= Exercise brief =
Leave out the pictures, and write out exactly the lines from the beginning of the material to the line holding "22.2, 37.0, 41.9]", that line included, and nothing else.

= Collected data =
● ● ● ● ●
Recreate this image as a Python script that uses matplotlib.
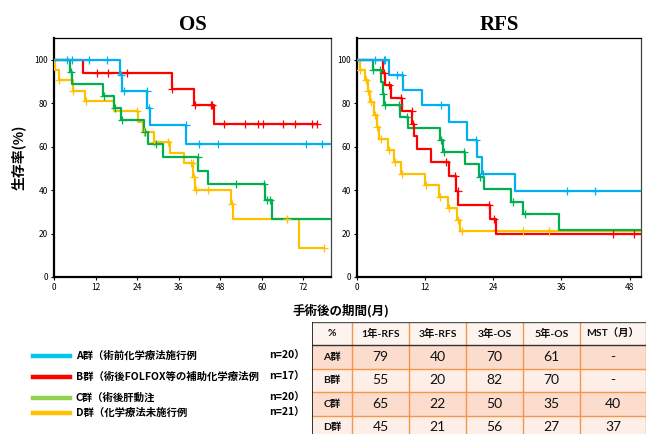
import numpy as np
import matplotlib
matplotlib.use('Agg')
import matplotlib.pyplot as plt
from matplotlib.lines import Line2D
from matplotlib.patches import Rectangle

plt.rcParams['font.family'] = ['Noto Sans CJK JP', 'DejaVu Sans']

W, H = 646, 434

# ---- OS の生存曲線データ (月, %) ----
os_a_t = [19.0, 19.6, 27.0, 27.6, 38.2]
os_a_s = [92.8, 85.7, 78.0, 70.1, 61.4]
os_a_end = 80
os_a_cens = [3.7, 5.1, 10.0, 15.3, 19.3, 20.3, 26.8, 27.3, 38.0, 42.0, 47.5, 72.7, 77.3]

os_b_t = [8.5, 34.0, 40.5, 46.1]
os_b_s = [93.9, 86.7, 79.0, 70.4]
os_b_end = 75.9
os_b_cens = [12.4, 15.5, 21.0, 34.2, 40.7, 45.2, 45.7, 49.0, 55.2, 59.0, 60.4, 66.2, 69.6, 74.4, 75.9]

os_c_t = [4.6, 5.1, 14.1, 17.4, 19.4, 26.0, 27.2, 31.6, 41.7, 44.4, 60.85, 62.9]
os_c_s = [94.5, 88.9, 83.3, 77.7, 72.2, 66.6, 61.0, 55.4, 49.0, 42.8, 35.6, 26.7]
os_c_end = 80
os_c_cens = [4.8, 14.3, 17.6, 19.6, 26.2, 29.6, 41.5, 52.6, 60.7, 61.6, 62.3]

os_d_t = [0.4, 1.4, 5.4, 9.0, 17.2, 24.2, 25.8, 28.9, 33.4, 37.6, 40.2, 40.8, 51.2, 51.6, 70.9]
os_d_s = [95.2, 90.5, 85.7, 81.0, 76.2, 71.4, 66.7, 62.0, 57.0, 52.4, 46.0, 40.0, 33.5, 26.8, 13.4]
os_d_end = 78.1
os_d_cens = [1.5, 5.6, 9.1, 24.0, 25.9, 29.0, 33.0, 39.5, 40.0, 40.5, 40.9, 44.4, 51.4, 67.4, 78.1]

# ---- RFS の生存曲線データ ----
rfs_a_t = [5.7, 8.1, 11.5, 16.2, 19.4, 21.2, 22.0, 27.8]
rfs_a_s = [93.0, 86.2, 79.0, 71.2, 63.2, 55.1, 47.2, 39.5]
rfs_a_end = 50
rfs_a_cens = [3.2, 4.7, 4.9, 7.0, 7.9, 14.8, 21.0, 22.2, 37.0, 41.9]

rfs_b_t = [4.6, 5.0, 6.05, 7.9, 9.7, 10.0, 10.5, 13.1, 16.2, 17.5, 17.8, 23.4, 24.4]
rfs_b_s = [94.1, 88.2, 82.4, 76.5, 70.6, 64.7, 58.8, 52.9, 46.4, 39.8, 33.1, 26.5, 19.8]
rfs_b_end = 50
rfs_b_cens = [4.8, 5.7, 7.8, 9.6, 9.9, 15.6, 17.3, 17.7, 23.2, 24.1, 45.1, 48.8]

rfs_c_t = [2.8, 4.2, 4.5, 4.8, 7.5, 9.0, 14.7, 15.1, 19.0, 21.4, 22.4, 27.2, 29.3, 35.5]
rfs_c_s = [95.1, 89.6, 84.4, 79.2, 73.7, 68.5, 63.2, 57.4, 51.8, 46.1, 40.3, 34.5, 28.8, 21.6]
rfs_c_end = 50
rfs_c_cens = [2.9, 4.1, 4.6, 5.0, 7.4, 8.8, 14.8, 15.3, 18.8, 21.6, 27.4, 29.5]

rfs_d_t = [0.47, 1.35, 1.9, 2.35, 3.05, 3.5, 3.8, 5.4, 6.5, 7.75, 12.0, 14.4, 16.0, 17.6, 18.2]
rfs_d_s = [95.2, 90.5, 85.7, 80.5, 74.5, 69.0, 63.7, 58.5, 53.0, 47.6, 42.3, 37.0, 31.7, 26.4, 21.1]
rfs_d_end = 50
rfs_d_cens = [0.6, 1.5, 2.0, 2.5, 3.1, 3.6, 4.2, 5.6, 6.7, 8.0, 12.2, 14.6, 16.2, 17.8, 18.4, 29.2, 33.8]

# ---- 凡例 ----
groups = ['A群（術前化学療法施行例', 'B群（術後FOLFOX等の補助化学療法例',
          'C群（術後肝動注', 'D群（化学療法未施行例']
group_n = ['n=20）', 'n=17）', 'n=20）', 'n=21）']
curve_colors = ['#00b0f0', '#ff0000', '#00b050', '#ffc000']
legend_colors = ['#00c8e8', '#ff0000', '#92d050', '#ffc000']

# ---- 表 ----
tbl_header = ['%', '1年-RFS', '3年-RFS', '3年-OS', '5年-OS', 'MST（月）']
tbl_rows = ['A群', 'B群', 'C群', 'D群']
rfs_1y = [79, 55, 65, 45]
rfs_3y = [40, 20, 22, 21]
os_3y = [70, 82, 50, 56]
os_5y = [61, 70, 35, 27]
mst = ['-', '-', '40', '37']


def km(ax, t, s, end, cens, color):
    x = np.array([0] + t + [end])
    y = np.array([100] + s + [s[-1]])
    ax.step(x, y, where='post', color=color, lw=1.6, zorder=3)
    c = np.array(cens)
    idx = np.searchsorted(x, c, side='right') - 1
    ax.plot(c, y[idx], linestyle='none', marker='+', ms=6, mew=0.9,
            color=color, zorder=4)


def style(ax, xmax, xticks, title):
    ax.set_xlim(0, xmax)
    ax.set_ylim(0, 110)
    ax.set_xticks(xticks)
    ax.set_yticks([0, 20, 40, 60, 80, 100])
    ax.tick_params(direction='out', length=2.5, width=0.8, labelsize=6, pad=2)
    for side in ['left', 'bottom']:
        ax.spines[side].set_linewidth(1.6)
    for side in ['top', 'right']:
        ax.spines[side].set_linewidth(0.9)
    ax.spines['right'].set_color('#444444')
    ax.set_title(title, fontsize=15, fontweight='bold',
                 family='Liberation Serif', pad=6)


fig = plt.figure(figsize=(W / 100, H / 100), dpi=100)

ax1 = fig.add_axes([54 / W, 1 - 277 / H, 277 / W, 239 / H])
km(ax1, os_d_t, os_d_s, os_d_end, os_d_cens, curve_colors[3])
km(ax1, os_c_t, os_c_s, os_c_end, os_c_cens, curve_colors[2])
km(ax1, os_b_t, os_b_s, os_b_end, os_b_cens, curve_colors[1])
km(ax1, os_a_t, os_a_s, os_a_end, os_a_cens, curve_colors[0])
style(ax1, 80, [0, 12, 24, 36, 48, 60, 72], 'OS')
ax1.set_ylabel('生存率(%)', fontsize=10, fontweight='bold', labelpad=6)

ax2 = fig.add_axes([357 / W, 1 - 277 / H, 284 / W, 239 / H])
km(ax2, rfs_d_t, rfs_d_s, rfs_d_end, rfs_d_cens, curve_colors[3])
km(ax2, rfs_c_t, rfs_c_s, rfs_c_end, rfs_c_cens, curve_colors[2])
km(ax2, rfs_b_t, rfs_b_s, rfs_b_end, rfs_b_cens, curve_colors[1])
km(ax2, rfs_a_t, rfs_a_s, rfs_a_end, rfs_a_cens, curve_colors[0])
style(ax2, 50, [0, 12, 24, 36, 48], 'RFS')

fig.text(341 / W, 1 - 311 / H, '手術後の期間(月)', fontsize=9, fontweight='bold',
         ha='center', va='center')

# 凡例
leg_y = [356, 377, 398, 413]
for i in range(4):
    yy = 1 - leg_y[i] / H
    fig.lines.append(Line2D([33 / W, 70 / W], [yy, yy], color=legend_colors[i],
                            lw=3.2, transform=fig.transFigure))
    fig.text(76 / W, yy, groups[i], fontsize=7.5, fontweight='bold',
             va='center', ha='left', family=['Noto Sans CJK JP', 'DejaVu Sans'])
    fig.text(269 / W, yy, group_n[i], fontsize=7.5, fontweight='bold',
             va='center', ha='left', family=['Noto Sans CJK JP', 'DejaVu Sans'])

# 表
col_w = [40, 57, 57, 57, 57, 66]
row_h = 23.4
tx0, ty0 = 312, 322
tw = sum(col_w)
th = row_h * 5
axt = fig.add_axes([tx0 / W, 1 - (ty0 + th) / H, tw / W, th / H])
axt.set_xlim(0, tw)
axt.set_ylim(th, 0)
axt.axis('off')
edges = np.concatenate([[0], np.cumsum(col_w)])
row_colors = ['#fdf3ef', '#fbdccd', '#fdeee8', '#fbdccd', '#fdeee8']
tfont = ['Lato', 'Noto Sans CJK JP']
table_vals = [list(r) for r in zip(rfs_1y, rfs_3y, os_3y, os_5y, mst)]
for r in range(5):
    axt.add_patch(Rectangle((0, r * row_h), tw, row_h, facecolor=row_colors[r],
                            edgecolor='none', zorder=1))
    yc = r * row_h + row_h / 2
    if r == 0:
        cells = tbl_header
    else:
        cells = [tbl_rows[r - 1]] + [str(v) for v in table_vals[r - 1]]
    for c in range(6):
        xc = (edges[c] + edges[c + 1]) / 2
        bold = (r == 0 or c == 0)
        axt.text(xc, yc, cells[c], ha='center', va='center',
                 fontsize=7.5 if bold else 10, fontweight='bold' if bold else 'normal',
                 family=tfont, color='#111111', zorder=3)
for e in edges[1:]:
    axt.plot([e, e], [0, th], color='#f79646', lw=1.0, zorder=2)
for r in range(2, 5):
    axt.plot([0, tw], [r * row_h, r * row_h], color='#f79646', lw=1.0, zorder=2)
axt.plot([0, tw], [row_h, row_h], color='#333333', lw=1.0, zorder=2)
axt.plot([0, tw], [0, 0], color='#555555', lw=1.0, zorder=2)
axt.plot([0, 0], [0, th], color='#111111', lw=1.2, zorder=2)

fig.savefig('out.png', dpi=100)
● ● ● ● ●
= Result of this exercise =
Recreate this image as a Python script that uses matplotlib.
import numpy as np
import matplotlib
matplotlib.use('Agg')
import matplotlib.pyplot as plt
from matplotlib.lines import Line2D
from matplotlib.patches import Rectangle

plt.rcParams['font.family'] = ['Noto Sans CJK JP', 'DejaVu Sans']

W, H = 646, 434

# ---- OS の生存曲線データ (月, %) ----
os_a_t = [19.0, 19.6, 27.0, 27.6, 38.2]
os_a_s = [92.8, 85.7, 78.0, 70.1, 61.4]
os_a_end = 80
os_a_cens = [3.7, 5.1, 10.0, 15.3, 19.3, 20.3, 26.8, 27.3, 38.0, 42.0, 47.5, 72.7, 77.3]

os_b_t = [8.5, 34.0, 40.5, 46.1]
os_b_s = [93.9, 86.7, 79.0, 70.4]
os_b_end = 75.9
os_b_cens = [12.4, 15.5, 21.0, 34.2, 40.7, 45.2, 45.7, 49.0, 55.2, 59.0, 60.4, 66.2, 69.6, 74.4, 75.9]

os_c_t = [4.6, 5.1, 14.1, 17.4, 19.4, 26.0, 27.2, 31.6, 41.7, 44.4, 60.85, 62.9]
os_c_s = [94.5, 88.9, 83.3, 77.7, 72.2, 66.6, 61.0, 55.4, 49.0, 42.8, 35.6, 26.7]
os_c_end = 80
os_c_cens = [4.8, 14.3, 17.6, 19.6, 26.2, 29.6, 41.5, 52.6, 60.7, 61.6, 62.3]

os_d_t = [0.4, 1.4, 5.4, 9.0, 17.2, 24.2, 25.8, 28.9, 33.4, 37.6, 40.2, 40.8, 51.2, 51.6, 70.9]
os_d_s = [95.2, 90.5, 85.7, 81.0, 76.2, 71.4, 66.7, 62.0, 57.0, 52.4, 46.0, 40.0, 33.5, 26.8, 13.4]
os_d_end = 78.1
os_d_cens = [1.5, 5.6, 9.1, 24.0, 25.9, 29.0, 33.0, 39.5, 40.0, 40.5, 40.9, 44.4, 51.4, 67.4, 78.1]

# ---- RFS の生存曲線データ ----
rfs_a_t = [5.7, 8.1, 11.5, 16.2, 19.4, 21.2, 22.0, 27.8]
rfs_a_s = [93.0, 86.2, 79.0, 71.2, 63.2, 55.1, 47.2, 39.5]
rfs_a_end = 50
rfs_a_cens = [3.2, 4.7, 4.9, 7.0, 7.9, 14.8, 21.0, 22.2, 37.0, 41.9]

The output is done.